The idea of monogamy hasn’t so much been tried and found wanting, as found difficult and left untried.
— G. K. Chesterton
The surprise box-office hit of 2005 was a film called March of the Penguins. The second-biggest money-making documentary to date, viewers were touched by its depiction of the extreme dedication penguin couples showed in nurturing their adorable penguin pups. Many viewers seemed to see their own marriages reflected in the penguins’ sacrifice for their offspring and for one another. As one reviewer put it, “It’s impossible to watch the thousands of penguins huddled together against the icy Antarctic blasts . . . without feeling a tug of anthropomorphic kinship.”
Churches across the United States reserved cinemas for private screenings for their congregations. Rich Lowry, editor of The National Review, told a conference of young Republicans, “Penguins are the really ideal example of monogamy. The dedication of these birds is amazing.” Adam Leipzig, president of National Geographic Feature Films, declared the penguins “model parents,” continuing, “What they go through to look after their children is phenomenal, and no parent who sees it will ever complain about the school run. There are parallels with human nature and it’s moving to see.”
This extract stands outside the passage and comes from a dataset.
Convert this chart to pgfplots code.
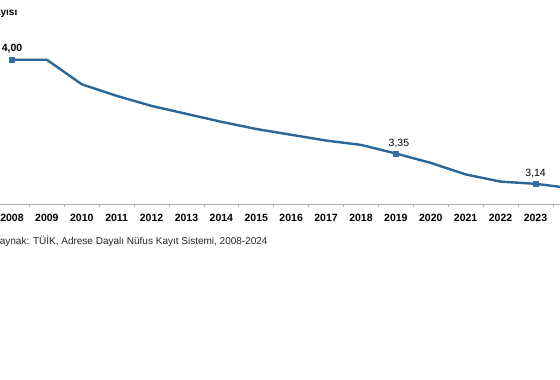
\documentclass[border=0pt]{standalone}
\usepackage{pgfplots}
\pgfplotsset{compat=1.18}
\usepackage{fontspec}
\setmainfont{Liberation Sans}
\definecolor{lineblue}{HTML}{2B6698}
\definecolor{markblue}{HTML}{3A6EA3}
\begin{document}
\begin{tikzpicture}[x=1pt,y=1pt]
\begin{axis}[
  at={(-5.45pt,176pt)}, anchor=south west,
  scale only axis, width=593.3pt, height=173.04pt,
  xmin=2007.5, xmax=2024.5, ymin=3, ymax=4.2,
  axis y line=none, axis x line*=bottom,
  x axis line style={gray!60, line width=0.8pt},
  xtick={2008,...,2023},
  xticklabels={2008,2009,2010,2011,2012,2013,2014,2015,2016,2017,2018,2019,2020,2021,2022,2023},
  major tick length=0pt,
  minor xtick={2008.5,2009.5,...,2023.5},
  minor tick length=3.5pt,
  tick align=outside,
  minor tick style={gray!60, line width=0.8pt},
  xticklabel style={font=\fontsize{10.5}{12}\selectfont\bfseries, text=black, yshift=-6.5pt},
  clip=false,
]
\addplot[lineblue, line width=2.4pt, mark=square*, mark indices={1,12,16,17},
  mark options={fill=markblue, draw=markblue, line width=0.4pt}, mark size=2.6pt]
coordinates {
(2008,4.00) (2009,4.00) (2010,3.83) (2011,3.75) (2012,3.68) (2013,3.625)
(2014,3.57) (2015,3.52) (2016,3.48) (2017,3.44) (2018,3.41) (2019,3.35)
(2020,3.285) (2021,3.205) (2022,3.155) (2023,3.14) (2024,3.11)
};
\node[font=\fontsize{10.5}{12}\selectfont\bfseries, anchor=south] at (axis cs:2008,4.00) [yshift=3.5pt] {4,00};
\node[font=\fontsize{10.5}{12}\selectfont, anchor=south] at (axis cs:2019,3.35) [yshift=2.5pt, xshift=3pt] {3,35};
\node[font=\fontsize{10.5}{12}\selectfont, anchor=south] at (axis cs:2023,3.14) [yshift=2pt] {3,14};
\end{axis}
\node[font=\fontsize{10}{12}\selectfont\bfseries, anchor=east, inner sep=0pt] at (17.5pt,367pt) {Kişi sayısı};
\node[font=\fontsize{10}{12}\selectfont, anchor=west, inner sep=0pt, text=black!85] at (-7pt,138.5pt) {Kaynak: TÜİK, Adrese Dayalı Nüfus Kayıt Sistemi, 2008-2024};
\pgfresetboundingbox
\useasboundingbox (0pt,0pt) rectangle (560pt,380pt);
\end{tikzpicture}
\end{document}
Ainley reports having witnessed cases of penguin ménages-à-trois, in which two males take turns caring for a particular female’s egg, as well as “penguin prostitution,” where females receive prime nest-building pebbles in exchange for a bit of penguin poontang.
But unlike the birds themselves, penguin sexuality is not all black and white. That perfect penguin pair, that “ideal example of monogamy,” those “model parents” are monogamous only as long as it takes to get their little one hatched and into the frigid Antarctic water — a little less than a year. If you’ve seen the film, you know that with all the trekking back and forth across the windswept ice and huddling against raging Antarctic blizzards, there’s not much in the way of extramarital temptation anyway. Once Junior is swimming with the other eleven-month-olds — the penguin equivalent of kindergarten — fidelity is forgotten, and Mom and Dad are back on the penguin prowl. With a breeding adult typically living thirty years or more, these “model parents” have at least two dozen “families” in a lifetime. That is an “ideal example of monogamy”?